_AIM OF THE TASK_
Copy out all lines that carry the word "this".

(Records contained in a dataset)
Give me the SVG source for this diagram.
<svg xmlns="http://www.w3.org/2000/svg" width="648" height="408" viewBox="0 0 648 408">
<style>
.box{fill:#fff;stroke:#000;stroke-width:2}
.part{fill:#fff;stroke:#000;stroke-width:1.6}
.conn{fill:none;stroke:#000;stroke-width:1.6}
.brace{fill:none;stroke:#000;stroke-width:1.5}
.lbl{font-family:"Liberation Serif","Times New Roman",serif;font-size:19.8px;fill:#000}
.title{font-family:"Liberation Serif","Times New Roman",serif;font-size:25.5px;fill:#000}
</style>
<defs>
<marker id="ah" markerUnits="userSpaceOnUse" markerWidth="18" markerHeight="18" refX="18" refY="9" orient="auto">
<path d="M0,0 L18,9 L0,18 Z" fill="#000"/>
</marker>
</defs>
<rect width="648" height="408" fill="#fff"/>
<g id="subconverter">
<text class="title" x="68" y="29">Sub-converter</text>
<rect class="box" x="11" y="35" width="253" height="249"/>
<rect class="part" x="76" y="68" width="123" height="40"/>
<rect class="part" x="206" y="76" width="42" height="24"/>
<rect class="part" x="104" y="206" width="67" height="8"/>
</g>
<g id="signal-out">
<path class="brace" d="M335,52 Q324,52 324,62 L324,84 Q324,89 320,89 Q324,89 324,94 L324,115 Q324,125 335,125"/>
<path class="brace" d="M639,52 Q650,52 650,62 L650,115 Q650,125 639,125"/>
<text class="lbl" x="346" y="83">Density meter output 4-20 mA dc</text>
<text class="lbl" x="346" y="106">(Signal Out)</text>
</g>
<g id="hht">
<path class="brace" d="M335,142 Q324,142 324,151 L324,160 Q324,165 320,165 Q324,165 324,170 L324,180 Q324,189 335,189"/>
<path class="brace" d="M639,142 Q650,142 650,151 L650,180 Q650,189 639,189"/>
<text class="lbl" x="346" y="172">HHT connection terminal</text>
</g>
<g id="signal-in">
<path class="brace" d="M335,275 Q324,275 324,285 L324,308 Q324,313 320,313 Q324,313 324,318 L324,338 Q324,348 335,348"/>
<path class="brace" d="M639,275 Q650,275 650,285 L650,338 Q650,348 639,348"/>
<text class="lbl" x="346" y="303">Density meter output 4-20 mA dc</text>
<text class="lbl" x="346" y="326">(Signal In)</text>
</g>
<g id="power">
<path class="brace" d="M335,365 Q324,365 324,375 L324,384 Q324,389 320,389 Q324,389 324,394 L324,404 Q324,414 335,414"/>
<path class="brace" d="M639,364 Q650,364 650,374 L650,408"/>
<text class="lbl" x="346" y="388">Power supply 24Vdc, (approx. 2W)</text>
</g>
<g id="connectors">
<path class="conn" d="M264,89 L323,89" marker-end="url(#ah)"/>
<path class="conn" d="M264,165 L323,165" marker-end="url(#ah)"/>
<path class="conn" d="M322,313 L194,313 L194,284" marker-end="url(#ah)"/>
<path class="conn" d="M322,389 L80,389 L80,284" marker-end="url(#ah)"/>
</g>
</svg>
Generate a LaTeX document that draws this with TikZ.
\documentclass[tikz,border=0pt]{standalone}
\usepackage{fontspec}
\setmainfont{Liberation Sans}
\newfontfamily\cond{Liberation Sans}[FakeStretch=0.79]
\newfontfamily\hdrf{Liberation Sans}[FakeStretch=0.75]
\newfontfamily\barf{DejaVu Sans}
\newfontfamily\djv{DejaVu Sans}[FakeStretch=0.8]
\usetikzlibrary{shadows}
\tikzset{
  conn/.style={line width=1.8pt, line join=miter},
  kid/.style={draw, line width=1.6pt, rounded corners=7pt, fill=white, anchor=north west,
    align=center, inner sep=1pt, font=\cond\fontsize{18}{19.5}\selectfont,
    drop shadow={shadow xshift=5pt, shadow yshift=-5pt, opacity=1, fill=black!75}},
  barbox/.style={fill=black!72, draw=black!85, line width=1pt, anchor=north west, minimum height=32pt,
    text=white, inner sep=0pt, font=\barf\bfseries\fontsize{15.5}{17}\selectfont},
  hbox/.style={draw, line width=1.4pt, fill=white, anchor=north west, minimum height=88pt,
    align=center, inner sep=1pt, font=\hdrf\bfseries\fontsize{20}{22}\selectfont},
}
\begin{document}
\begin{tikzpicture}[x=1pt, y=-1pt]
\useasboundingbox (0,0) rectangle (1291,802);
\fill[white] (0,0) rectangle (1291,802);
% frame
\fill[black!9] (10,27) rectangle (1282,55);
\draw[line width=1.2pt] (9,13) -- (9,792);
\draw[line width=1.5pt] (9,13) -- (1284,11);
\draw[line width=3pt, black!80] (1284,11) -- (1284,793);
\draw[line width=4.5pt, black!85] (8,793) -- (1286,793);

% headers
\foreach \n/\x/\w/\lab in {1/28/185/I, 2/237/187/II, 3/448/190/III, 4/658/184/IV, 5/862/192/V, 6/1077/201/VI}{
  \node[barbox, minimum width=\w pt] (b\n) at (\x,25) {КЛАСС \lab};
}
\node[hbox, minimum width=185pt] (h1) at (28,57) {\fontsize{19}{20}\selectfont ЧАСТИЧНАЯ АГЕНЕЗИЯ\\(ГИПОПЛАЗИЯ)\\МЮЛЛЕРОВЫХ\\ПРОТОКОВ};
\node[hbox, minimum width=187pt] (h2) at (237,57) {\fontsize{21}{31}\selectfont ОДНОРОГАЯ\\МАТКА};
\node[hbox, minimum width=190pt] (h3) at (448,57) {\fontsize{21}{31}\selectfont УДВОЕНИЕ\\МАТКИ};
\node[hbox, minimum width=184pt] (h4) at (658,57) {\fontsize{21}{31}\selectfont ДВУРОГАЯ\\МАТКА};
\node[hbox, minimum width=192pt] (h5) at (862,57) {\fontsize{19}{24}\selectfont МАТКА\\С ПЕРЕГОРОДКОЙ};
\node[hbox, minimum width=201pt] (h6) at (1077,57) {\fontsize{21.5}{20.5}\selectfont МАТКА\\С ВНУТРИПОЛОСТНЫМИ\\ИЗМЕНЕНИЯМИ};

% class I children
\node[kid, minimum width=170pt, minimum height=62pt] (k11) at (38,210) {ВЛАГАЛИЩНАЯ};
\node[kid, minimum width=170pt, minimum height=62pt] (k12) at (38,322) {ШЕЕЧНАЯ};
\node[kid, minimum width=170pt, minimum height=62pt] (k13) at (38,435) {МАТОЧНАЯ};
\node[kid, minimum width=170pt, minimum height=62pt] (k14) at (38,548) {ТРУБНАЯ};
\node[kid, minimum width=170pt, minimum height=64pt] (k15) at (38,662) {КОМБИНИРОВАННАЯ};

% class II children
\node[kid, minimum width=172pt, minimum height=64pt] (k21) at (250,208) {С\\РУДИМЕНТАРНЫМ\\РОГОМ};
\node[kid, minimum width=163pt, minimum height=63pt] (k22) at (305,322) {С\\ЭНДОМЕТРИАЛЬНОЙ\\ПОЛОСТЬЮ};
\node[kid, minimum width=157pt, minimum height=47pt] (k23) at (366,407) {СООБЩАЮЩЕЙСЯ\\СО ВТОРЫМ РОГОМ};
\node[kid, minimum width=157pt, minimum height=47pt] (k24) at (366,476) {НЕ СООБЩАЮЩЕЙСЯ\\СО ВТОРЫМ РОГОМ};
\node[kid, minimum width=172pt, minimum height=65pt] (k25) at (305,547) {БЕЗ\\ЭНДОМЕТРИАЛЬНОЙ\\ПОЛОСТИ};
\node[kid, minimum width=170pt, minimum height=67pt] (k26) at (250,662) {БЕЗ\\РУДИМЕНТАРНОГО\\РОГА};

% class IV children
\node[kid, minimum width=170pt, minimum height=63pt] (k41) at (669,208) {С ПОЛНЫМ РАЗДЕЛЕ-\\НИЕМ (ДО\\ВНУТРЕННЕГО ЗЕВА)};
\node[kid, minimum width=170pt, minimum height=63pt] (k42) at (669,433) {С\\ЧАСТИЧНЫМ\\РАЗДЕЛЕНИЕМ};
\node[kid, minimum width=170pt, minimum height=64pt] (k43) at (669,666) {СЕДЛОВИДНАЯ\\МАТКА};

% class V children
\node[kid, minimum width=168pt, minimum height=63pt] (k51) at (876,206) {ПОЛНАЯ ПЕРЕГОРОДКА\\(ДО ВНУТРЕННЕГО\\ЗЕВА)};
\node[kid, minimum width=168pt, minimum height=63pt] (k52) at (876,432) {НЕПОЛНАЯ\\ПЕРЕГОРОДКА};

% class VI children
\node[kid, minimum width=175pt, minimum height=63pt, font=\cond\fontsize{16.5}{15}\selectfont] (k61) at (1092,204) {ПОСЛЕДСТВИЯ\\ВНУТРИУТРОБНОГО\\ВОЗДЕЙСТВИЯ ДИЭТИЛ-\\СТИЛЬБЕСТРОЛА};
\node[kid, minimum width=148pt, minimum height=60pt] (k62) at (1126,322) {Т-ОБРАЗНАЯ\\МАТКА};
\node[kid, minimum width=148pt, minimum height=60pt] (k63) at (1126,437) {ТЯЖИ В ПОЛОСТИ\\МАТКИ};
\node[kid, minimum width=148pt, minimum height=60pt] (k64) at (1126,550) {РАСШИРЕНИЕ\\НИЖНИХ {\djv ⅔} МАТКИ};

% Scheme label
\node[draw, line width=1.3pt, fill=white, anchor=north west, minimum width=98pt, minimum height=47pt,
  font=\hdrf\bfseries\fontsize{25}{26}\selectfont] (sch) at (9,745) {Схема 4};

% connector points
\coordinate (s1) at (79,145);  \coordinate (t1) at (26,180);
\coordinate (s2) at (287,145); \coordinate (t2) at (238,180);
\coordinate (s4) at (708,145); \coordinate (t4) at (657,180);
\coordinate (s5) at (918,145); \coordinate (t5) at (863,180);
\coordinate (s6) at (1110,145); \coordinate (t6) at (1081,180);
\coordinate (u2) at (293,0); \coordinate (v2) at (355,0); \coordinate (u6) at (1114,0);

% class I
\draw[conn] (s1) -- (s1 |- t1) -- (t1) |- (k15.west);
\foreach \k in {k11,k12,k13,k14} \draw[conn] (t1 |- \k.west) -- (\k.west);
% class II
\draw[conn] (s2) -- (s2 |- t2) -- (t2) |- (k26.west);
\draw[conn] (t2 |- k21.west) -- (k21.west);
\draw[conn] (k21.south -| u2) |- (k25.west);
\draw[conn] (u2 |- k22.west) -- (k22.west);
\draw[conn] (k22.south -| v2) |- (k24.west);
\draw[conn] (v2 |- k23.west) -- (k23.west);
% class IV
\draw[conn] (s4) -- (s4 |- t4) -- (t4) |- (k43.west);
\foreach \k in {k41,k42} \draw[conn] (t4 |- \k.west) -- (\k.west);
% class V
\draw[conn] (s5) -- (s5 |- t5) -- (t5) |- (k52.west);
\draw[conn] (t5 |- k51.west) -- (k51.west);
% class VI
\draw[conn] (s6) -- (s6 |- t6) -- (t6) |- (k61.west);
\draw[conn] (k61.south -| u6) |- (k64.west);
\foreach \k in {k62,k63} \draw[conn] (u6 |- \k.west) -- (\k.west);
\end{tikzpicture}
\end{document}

_COMPLETE ANSWER_
Give me the SVG source for this diagram.
Generate a LaTeX document that draws this with TikZ.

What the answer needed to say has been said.